Gli hamburger vegani non dovranno cambiare nome. La decisione del Parlamento europeo salva di fatto le aziende che producono veggie burger permettendo ancora di scrivere sulle confezioni termini che rimandano alla carne, come mortadella, salsiccia o, appunto, hamburger. Nessuno degli emendamenti presentati per limitare l’uso di queste denominazioni è stato approvato dalla Plenaria, mantenendo così lo status quo. Replica di Coldiretti che chiede una norma nazionale “per fare definitivamente chiarezza sui veggie burger ed evitare l’inganno ai danni del 93% dei consumatori che in Italia non seguono un regime alimentare vegetariano o vegano”.

Dopo giorni di dibattito sul tema, gli unici tre emendamenti che potevano aspirare a un’approvazione erano quello relativo al divieto di usare termini relativi a tagli (come ‘bistecca’) e preparati (‘hamburger’) per prodotti vegetali, quello relativo a un divieto con eccezioni (hamburger e salsiccia), o infine quello sul divieto con deroghe possibili da autorizzare dalla Commissione. Alla fine, nessuno dei tre ha raggiunto la maggioranza. Solo l’Europarlamento aveva provato a introdurre queste disposizioni nei testi regolamentari sulla nuova Politica agricola comune. Né Commissione né Consiglio hanno fatto altrettanto.

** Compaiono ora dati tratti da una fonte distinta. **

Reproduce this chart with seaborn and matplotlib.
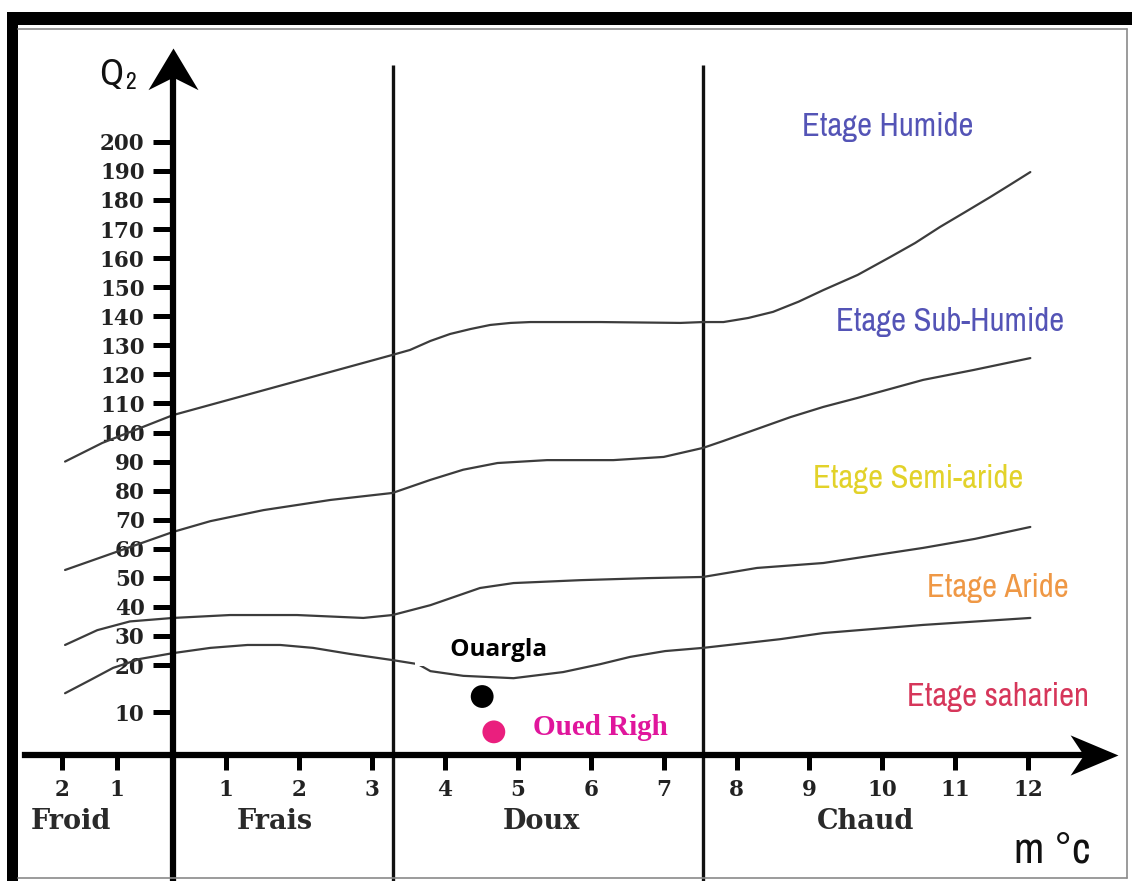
import os
import numpy as np
import matplotlib
matplotlib.use("Agg")
import matplotlib.pyplot as plt
from matplotlib import font_manager
from matplotlib.font_manager import FontProperties
from matplotlib.patches import Rectangle
from matplotlib.lines import Line2D
from matplotlib.path import Path
import seaborn as sns

# ---------------------------------------------------------------------------
# Emberger climagram: pluviothermic quotient Q2 against m (°C)
# ---------------------------------------------------------------------------
m_ticks = [-2, -1, 1, 2, 3, 4, 5, 6, 7, 8, 9, 10, 11, 12]
m_tick_labels = ["2", "1", "1", "2", "3", "4", "5", "6", "7", "8", "9", "10", "11", "12"]
q2_ticks = list(range(10, 201, 10))
q2_tick_labels = [str(v) for v in q2_ticks]

# thermal variants along the m axis and their limits
thermal_zones = ["Froid", "Frais", "Doux", "Chaud"]
zone_limits_m = [3.28, 7.54]

# limits between bioclimatic stages
humide_m = [-1.95, -1.27, 0.0, 3.28, 3.52, 3.80, 4.07, 4.35, 4.62, 4.90, 5.17, 6.13, 7.23,
            7.54, 7.82, 8.16, 8.50, 8.85, 9.19, 9.66, 10.11, 10.45, 10.79, 11.14, 11.48,
            11.75, 12.03]
humide_q2 = [90.0, 96.4, 106.0, 126.7, 128.4, 131.5, 133.9, 135.6, 137.0, 137.7, 138.0, 138.0,
             137.7, 138.0, 138.0, 139.4, 141.5, 145.0, 149.0, 154.2, 160.4, 165.2, 170.7,
             175.9, 181.0, 185.2, 189.6]

subhumide_m = [-1.95, -1.27, 0.0, 0.70, 1.51, 2.43, 3.28, 3.80, 4.25, 4.72, 5.40, 6.31, 7.00,
               7.54, 7.82, 8.28, 8.74, 9.19, 9.66, 10.11, 10.56, 11.25, 12.03]
subhumide_q2 = [52.7, 57.2, 65.8, 69.5, 73.3, 76.8, 79.2, 83.7, 87.2, 89.5, 90.5, 90.5, 91.6,
                94.7, 97.1, 101.2, 105.3, 108.8, 111.9, 115.0, 118.1, 121.5, 125.6]

semiaride_m = [-1.95, -1.36, -0.77, 0.0, 1.05, 1.97, 2.88, 3.28, 3.80, 4.48, 4.94, 5.86, 6.78,
               7.54, 8.28, 9.19, 10.56, 11.27, 12.03]
semiaride_q2 = [26.9, 32.0, 35.0, 36.2, 37.2, 37.2, 36.2, 37.2, 40.6, 46.5, 48.2, 49.2, 49.9,
                50.3, 53.4, 55.1, 60.3, 63.4, 67.5]

aride_m = [-1.95, -1.49, -1.07, -0.59, 0.0, 0.70, 1.29, 1.74, 2.19, 2.70, 3.28, 3.63, 3.80,
           4.25, 4.94, 5.62, 6.13, 6.54, 7.02, 7.54, 8.60, 9.19, 10.56, 12.03]
aride_q2 = [14.0, 16.8, 19.4, 22.1, 24.1, 25.9, 26.9, 26.9, 25.9, 23.8, 21.7, 20.3, 18.7,
            17.7, 17.2, 18.5, 20.3, 22.8, 24.8, 25.9, 28.9, 31.0, 33.8, 36.2]

boundaries = [
    (humide_m, humide_q2),
    (subhumide_m, subhumide_q2),
    (semiaride_m, semiaride_q2),
    (aride_m, aride_q2),
]

# bioclimatic stage names
stage_names = ["Etage Humide", "Etage Sub-Humide", "Etage Semi-aride", "Etage Aride", "Etage saharien"]

# stations
stations = ["Ouargla", "Oued Righ"]
station_m = [4.51, 4.67]
station_q2 = [13.3, 5.4]

# ---------------------------------------------------------------------------
# label placement and styling
# ---------------------------------------------------------------------------
stage_label_xy = [(10.08, 205.1), (10.93, 138.0), (10.49, 84.0), (11.58, 46.5), (11.58, 13.2)]
stage_colors = ["#5454b6", "#5454b6", "#e2d22a", "#ef9845", "#d6365a"]
zone_label_x = [-1.84, 1.66, 5.32, 9.77]
station_colors = ["#000000", "#ea1f7e"]


def narrow_font():
    """Pick a narrow sans-serif face if one is installed."""
    best, best_score = None, None
    for f in font_manager.fontManager.ttflist:
        tag = (f.name + " " + os.path.basename(f.fname)).lower()
        if "mono" in tag or "serif" in tag.replace("sans-serif", ""):
            continue
        if f.style != "normal":
            continue
        if "narrow" in tag:
            score = 0
        elif "semicondensed" in tag or "semi condensed" in tag:
            score = 2
        elif "extracondensed" in tag or "extra condensed" in tag:
            score = 3
        elif "condensed" in tag:
            score = 1
        else:
            continue
        w = f.weight if isinstance(f.weight, (int, float)) else 400
        score = score * 1000 + abs(w - 450)
        if best_score is None or score < best_score:
            best, best_score = f, score
    if best is not None:
        return FontProperties(fname=best.fname), 1.0
    return FontProperties(family="Roboto"), 0.9


def piecewise(knots_in, knots_out):
    """Piecewise-linear map with linear extension past the end knots."""
    ki = np.asarray(knots_in, float)
    ko = np.asarray(knots_out, float)
    s0 = (ko[1] - ko[0]) / (ki[1] - ki[0])
    s1 = (ko[-1] - ko[-2]) / (ki[-1] - ki[-2])

    def f(v):
        v = np.asarray(v, float)
        out = np.interp(v, ki, ko)
        out = np.where(v < ki[0], ko[0] + (v - ki[0]) * s0, out)
        out = np.where(v > ki[-1], ko[-1] + (v - ki[-1]) * s1, out)
        return out

    return f


# the drawn axes are not uniformly graduated near the origin
x_knots, x_pos = [-2, -1, 0, 1, 12], [-1.52, -0.77, 0.0, 0.73, 11.73]
y_knots, y_pos = [0, 10, 20, 200], [-11.0, 3.83, 20.0, 200.0]

sns.set_theme(style="white")
plt.rcParams["font.family"] = ["DejaVu Sans"]
nfont, nscale = narrow_font()


def nprops(size):
    fp = nfont.copy()
    fp.set_size(size * nscale)
    return fp


fig = plt.figure(figsize=(11.32, 8.81), dpi=100)
ax = fig.add_axes([0, 0, 1, 1])
ax.set_facecolor("white")
ax.set_xscale("function", functions=(piecewise(x_knots, x_pos), piecewise(x_pos, x_knots)))
ax.set_yscale("function", functions=(piecewise(y_knots, y_pos), piecewise(y_pos, y_knots)))
ax.set_xlim(-3.14, 13.425)
ax.set_ylim(-29.2, 248.8)

# axes drawn as spines through the origin
for side in ["top", "right"]:
    ax.spines[side].set_visible(False)
ax.spines["left"].set_position(("data", 0))
ax.spines["bottom"].set_position(("data", 0))
for side in ["left", "bottom"]:
    ax.spines[side].set_linewidth(4.5)
    ax.spines[side].set_color("black")
ax.spines["left"].set_bounds(-29.2, 224)
ax.spines["bottom"].set_bounds(-2.68, 12.9)

ax.set_xticks(m_ticks)
ax.set_xticklabels(m_tick_labels, family="DejaVu Serif", fontweight="bold", fontsize=15.5, color="#222222")
ax.set_yticks(q2_ticks)
ax.set_yticklabels(q2_tick_labels, family="DejaVu Serif", fontweight="bold", fontsize=15.5, color="#222222")
ax.tick_params(axis="y", direction="out", length=14.5, width=3.6, pad=6, color="black", left=True)
ax.tick_params(axis="x", direction="out", length=11, width=3.6, pad=6, color="black", bottom=True)
ax.minorticks_off()
ax.grid(False)

# arrow heads on both axes
up_head = Path([(0, 0), (-0.6, -1), (0, -0.7), (0.6, -1), (0, 0)],
               [Path.MOVETO, Path.LINETO, Path.LINETO, Path.LINETO, Path.CLOSEPOLY])
right_head = Path([(0, 0), (-1, 0.42), (-0.72, 0), (-1, -0.42), (0, 0)],
                  [Path.MOVETO, Path.LINETO, Path.LINETO, Path.LINETO, Path.CLOSEPOLY])
ax.plot([0], [232.3], marker=up_head, markersize=60, color="black", markeredgewidth=0,
        clip_on=False, zorder=6)
ax.plot([13.23], [0], marker=right_head, markersize=69, color="black", markeredgewidth=0,
        clip_on=False, zorder=6)

# thermal variant limits
ax.vlines(zone_limits_m, ymin=-29.2, ymax=226.5, colors="#111111", linewidth=2.4, zorder=2)

# bioclimatic stage limits
for bm, bq in boundaries:
    sns.lineplot(x=bm, y=bq, sort=False, ax=ax, color="#3c3c3c", linewidth=1.6,
                 estimator=None, zorder=2)

# stations
sns.scatterplot(x=station_m, y=station_q2, hue=stations, palette=station_colors,
                s=270, edgecolor="none", legend=False, ax=ax, zorder=5)

# stage names
for name, (sx, sy), col in zip(stage_names, stage_label_xy, stage_colors):
    ax.text(sx, sy, name, color=col, fontproperties=nprops(23.5),
            ha="center", va="center", zorder=4)

# station names
ax.text(5.40, 25.3, "     " + stations[0], color="black", fontsize=17.5, family="Open Sans",
        fontweight="bold", ha="right", va="center", zorder=4,
        bbox=dict(facecolor="white", edgecolor="none", pad=3))
ax.text(6.13, 6.5, stations[1], color="#e0169c", fontsize=21, family="Liberation Serif",
        fontweight="bold", ha="center", va="center", zorder=4)

# thermal variant names under the m axis
xtr = ax.get_xaxis_transform()
for name, zx in zip(thermal_zones, zone_label_x):
    ax.text(zx, 0.067, name, transform=xtr, family="DejaVu Serif", fontweight="bold",
            fontsize=19.5, color="#2a2a2a", ha="center", va="center")

# axis titles
ax.text(12.33, 0.035, "m °c", transform=xtr, fontproperties=nprops(32),
        color="#111111", ha="center", va="center")
ax.text(-1.11, 223, "Q", fontproperties=nprops(27), color="#111111", ha="center", va="center")
ax.text(-0.76, 220.3, "2", fontproperties=nprops(17), color="#111111", ha="center", va="center")

# picture frame
W, H = 1132.0, 881.0
fig.add_artist(Rectangle((7 / W, 1 - 25 / H), (W - 7) / W, 13 / H, transform=fig.transFigure,
                         facecolor="black", edgecolor="none", zorder=10))
fig.add_artist(Rectangle((7 / W, 0), 11 / W, 1 - 12 / H, transform=fig.transFigure,
                         facecolor="black", edgecolor="none", zorder=10))
frame_style = dict(transform=fig.transFigure, color="#8a8a8a", linewidth=1.2, zorder=10)
fig.add_artist(Line2D([18 / W, 1127 / W], [1 - 29 / H, 1 - 29 / H], **frame_style))
fig.add_artist(Line2D([1127 / W, 1127 / W], [1 - 29 / H, 1 - 878 / H], **frame_style))
fig.add_artist(Line2D([18 / W, 1127 / W], [1 - 878 / H, 1 - 878 / H], **frame_style))

fig.savefig("out.png", dpi=100, facecolor="white")
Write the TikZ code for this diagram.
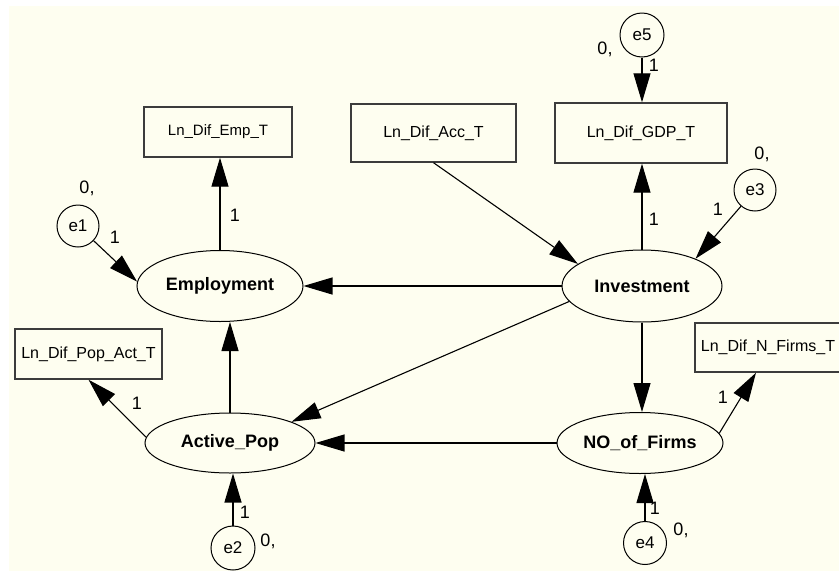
\documentclass[tikz,border=0pt]{standalone}
\usepackage{fontspec}
\setmainfont{Liberation Sans}
\usetikzlibrary{shapes.geometric,arrows.meta}
\definecolor{cream}{RGB}{254,254,240}
\definecolor{boxline}{RGB}{60,60,60}
\tikzset{
  obs/.style={draw=boxline, line width=1.4pt, rectangle, inner sep=0pt, font=\fontsize{16}{19}\selectfont},
  lat/.style={draw=black, line width=1pt, ellipse, inner sep=0pt, font=\fontsize{18}{21}\selectfont\bfseries},
  err/.style={draw=black, line width=1pt, circle, inner sep=0pt, minimum size=43pt, font=\fontsize{17}{20}\selectfont},
  lbl/.style={inner sep=0pt, font=\fontsize{18}{21}\selectfont},
  path/.style={line width=1.1pt, -{Triangle[length=29pt,width=17pt]}}
}
\begin{document}
\begin{tikzpicture}[x=1pt,y=-1pt]
\useasboundingbox (0,0) rectangle (839,571);
\fill[cream] (9,6) rectangle (839,571);
% observed
\node[obs, minimum width=148pt, minimum height=50pt, font=\fontsize{15}{18}\selectfont] (EmpBox) at (218,132) {Ln\_Dif\_Emp\_T};
\node[obs, minimum width=165pt, minimum height=58pt] (AccBox) at (433.5,133) {Ln\_Dif\_Acc\_T};
\node[obs, minimum width=172pt, minimum height=60pt] (GDPBox) at (641,133) {Ln\_Dif\_GDP\_T};
\node[obs, minimum width=147pt, minimum height=50pt] (PopBox) at (88.5,354) {Ln\_Dif\_Pop\_Act\_T};
\node[obs, minimum width=146pt, minimum height=49pt] (NFBox) at (768,347.5) {Ln\_Dif\_N\_Firms\_T};
% latent
\node[lat, minimum width=166pt, minimum height=71pt] (Emp) at (220,286) {Employment};
\node[lat, minimum width=160pt, minimum height=72pt] (Inv) at (642,286) {Investment};
\node[lat, minimum width=170pt, minimum height=60pt] (AP) at (230,443) {Active\_Pop};
\node[lat, minimum width=166pt, minimum height=61pt] (NF) at (640,443) {NO\_of\_Firms};
% errors
\node[err, minimum size=42pt] (e1) at (78,226) {e1};
\node[err, minimum size=44pt] (e5) at (642,35) {e5};
\node[err, minimum size=42pt] (e3) at (755,190) {e3};
\node[err, minimum size=44pt] (e2) at (233,548) {e2};
\node[err] (e4) at (645,543) {e4};
% paths
\draw[path] (Emp.north) -- (Emp.north |- EmpBox.south);
\draw[path] (Inv.west) -- (Emp.east);
\draw[path] (Inv.north) -- (Inv.north |- GDPBox.south);
\draw[path] (e5.south) -- (e5.south |- GDPBox.north);
\draw[path] (e3) -- (Inv.27);
\draw[path] (AccBox.south) -- (Inv.161);
\draw[path] (e1) -- (Emp.177);
\draw[path] (Inv.192) -- (AP.19);
\draw[path] (Inv.south) -- (Inv.south |- NF.north);
\draw[path] (NF.west) -- (AP.east);
\draw[path] (NF.7) -- ([xshift=-12pt]NFBox.south);
\draw[path] (AP.north) -- (AP.north |- Emp.south);
\draw[path] (AP.176) -- (PopBox.south);
\draw[path] (e2.north) -- (e2.north |- AP.south);
\draw[path] (e4.north) -- (e4.north |- NF.south);
% labels
\node[lbl] (l1) at (87,188) {0,};
\node[lbl] (l2) at (115,237) {1};
\node[lbl] (l3) at (235,215) {1};
\node[lbl] (l4) at (605,49) {0,};
\node[lbl] (l5) at (654,65) {1};
\node[lbl] (l6) at (762,154) {0,};
\node[lbl] (l7) at (718,209) {1};
\node[lbl] (l8) at (654,219) {1};
\node[lbl] (l9) at (137,403) {1};
\node[lbl] (l10) at (245,512) {1};
\node[lbl] (l11) at (268,541) {0,};
\node[lbl] (l12) at (723,397) {1};
\node[lbl] (l13) at (655,508) {1};
\node[lbl] (l14) at (681,530) {0,};
\end{tikzpicture}
\end{document}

“Serve una norma nazionale per fare definitivamente chiarezza su veggie burger e altri prodotti che sfruttano impropriamente nomi come mortadella, salsiccia o hamburger. Questo per evitare l’inganno ai danni del 93% dei consumatori che in Italia non seguono un regime alimentare vegetariano o vegano”, chiede il presidente della Coldiretti, Ettore Prandini. Una mancata decisione che lascia ulteriore spazio, dice il presidente, a finti hamburger con soia, spezie ed esaltatori di sapore o false salsicce, dove l’unico limite è quello di specificare sull’etichetta che tali prodotti non contengono carne: “Una situazione di incertezza che rappresenta in favore alle lobby delle multinazionali che investono su carni finte, vegetali o create in laboratorio – aggiunge -, puntando su una strategia di comunicazione subdola che approfitta della notorietà delle nostre denominazioni della filiera per attrarre i consumatori e indurli a pensare che questi prodotti siano dei sostituti, per gusto e valori nutrizionali, della carne”.